Once the pictures are set aside, transcribe the remaining data exactly.
··········
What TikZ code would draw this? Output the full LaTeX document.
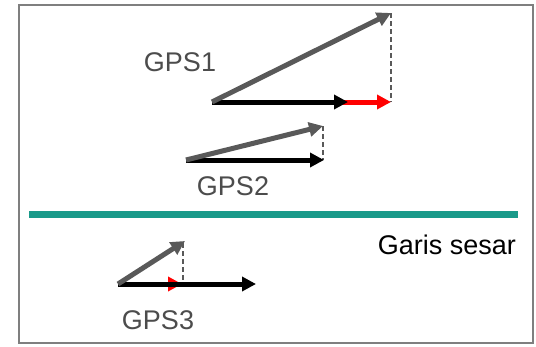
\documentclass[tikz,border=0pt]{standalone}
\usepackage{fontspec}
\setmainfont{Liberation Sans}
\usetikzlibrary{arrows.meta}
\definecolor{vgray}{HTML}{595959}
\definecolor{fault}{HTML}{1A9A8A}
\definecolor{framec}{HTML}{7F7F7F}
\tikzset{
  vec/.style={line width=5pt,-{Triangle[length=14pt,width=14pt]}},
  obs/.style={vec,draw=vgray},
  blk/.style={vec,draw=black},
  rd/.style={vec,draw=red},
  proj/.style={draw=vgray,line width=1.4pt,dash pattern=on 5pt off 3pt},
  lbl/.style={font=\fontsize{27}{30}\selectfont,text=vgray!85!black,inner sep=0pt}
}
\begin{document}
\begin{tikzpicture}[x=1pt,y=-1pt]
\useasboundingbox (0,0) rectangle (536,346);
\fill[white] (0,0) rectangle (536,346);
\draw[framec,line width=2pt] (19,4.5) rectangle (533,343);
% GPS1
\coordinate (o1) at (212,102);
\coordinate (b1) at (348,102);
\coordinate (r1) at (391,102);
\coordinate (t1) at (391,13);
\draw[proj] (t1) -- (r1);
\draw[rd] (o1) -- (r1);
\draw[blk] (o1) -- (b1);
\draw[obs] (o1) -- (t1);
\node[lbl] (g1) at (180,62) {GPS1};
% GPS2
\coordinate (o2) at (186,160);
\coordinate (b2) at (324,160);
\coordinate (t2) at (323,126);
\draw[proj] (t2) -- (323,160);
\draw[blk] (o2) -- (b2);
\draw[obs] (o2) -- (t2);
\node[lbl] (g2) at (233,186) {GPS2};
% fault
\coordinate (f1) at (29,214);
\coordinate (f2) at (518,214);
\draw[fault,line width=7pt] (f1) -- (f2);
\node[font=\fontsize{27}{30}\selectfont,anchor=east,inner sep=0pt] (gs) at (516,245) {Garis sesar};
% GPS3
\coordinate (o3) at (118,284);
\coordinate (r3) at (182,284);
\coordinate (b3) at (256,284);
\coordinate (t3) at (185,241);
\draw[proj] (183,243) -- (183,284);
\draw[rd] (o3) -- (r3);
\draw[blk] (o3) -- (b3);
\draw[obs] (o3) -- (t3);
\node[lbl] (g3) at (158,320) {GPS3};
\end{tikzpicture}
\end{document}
··········
Solution –
What TikZ code would draw this? Output the full LaTeX document.
\documentclass[tikz,border=0pt]{standalone}
\usepackage{fontspec}
\setmainfont{Liberation Sans}
\usetikzlibrary{arrows.meta}
\definecolor{vgray}{HTML}{595959}
\definecolor{fault}{HTML}{1A9A8A}
\definecolor{framec}{HTML}{7F7F7F}
\tikzset{
  vec/.style={line width=5pt,-{Triangle[length=14pt,width=14pt]}},
  obs/.style={vec,draw=vgray},
  blk/.style={vec,draw=black},
  rd/.style={vec,draw=red},
  proj/.style={draw=vgray,line width=1.4pt,dash pattern=on 5pt off 3pt},
  lbl/.style={font=\fontsize{27}{30}\selectfont,text=vgray!85!black,inner sep=0pt}
}
\begin{document}
\begin{tikzpicture}[x=1pt,y=-1pt]
\useasboundingbox (0,0) rectangle (536,346);
\fill[white] (0,0) rectangle (536,346);
\draw[framec,line width=2pt] (19,4.5) rectangle (533,343);
% GPS1
\coordinate (o1) at (212,102);
\coordinate (b1) at (348,102);
\coordinate (r1) at (391,102);
\coordinate (t1) at (391,13);
\draw[proj] (t1) -- (r1);
\draw[rd] (o1) -- (r1);
\draw[blk] (o1) -- (b1);
\draw[obs] (o1) -- (t1);
\node[lbl] (g1) at (180,62) {GPS1};
% GPS2
\coordinate (o2) at (186,160);
\coordinate (b2) at (324,160);
\coordinate (t2) at (323,126);
\draw[proj] (t2) -- (323,160);
\draw[blk] (o2) -- (b2);
\draw[obs] (o2) -- (t2);
\node[lbl] (g2) at (233,186) {GPS2};
% fault
\coordinate (f1) at (29,214);
\coordinate (f2) at (518,214);
\draw[fault,line width=7pt] (f1) -- (f2);
\node[font=\fontsize{27}{30}\selectfont,anchor=east,inner sep=0pt] (gs) at (516,245) {Garis sesar};
% GPS3
\coordinate (o3) at (118,284);
\coordinate (r3) at (182,284);
\coordinate (b3) at (256,284);
\coordinate (t3) at (185,241);
\draw[proj] (183,243) -- (183,284);
\draw[rd] (o3) -- (r3);
\draw[blk] (o3) -- (b3);
\draw[obs] (o3) -- (t3);
\node[lbl] (g3) at (158,320) {GPS3};
\end{tikzpicture}
\end{document}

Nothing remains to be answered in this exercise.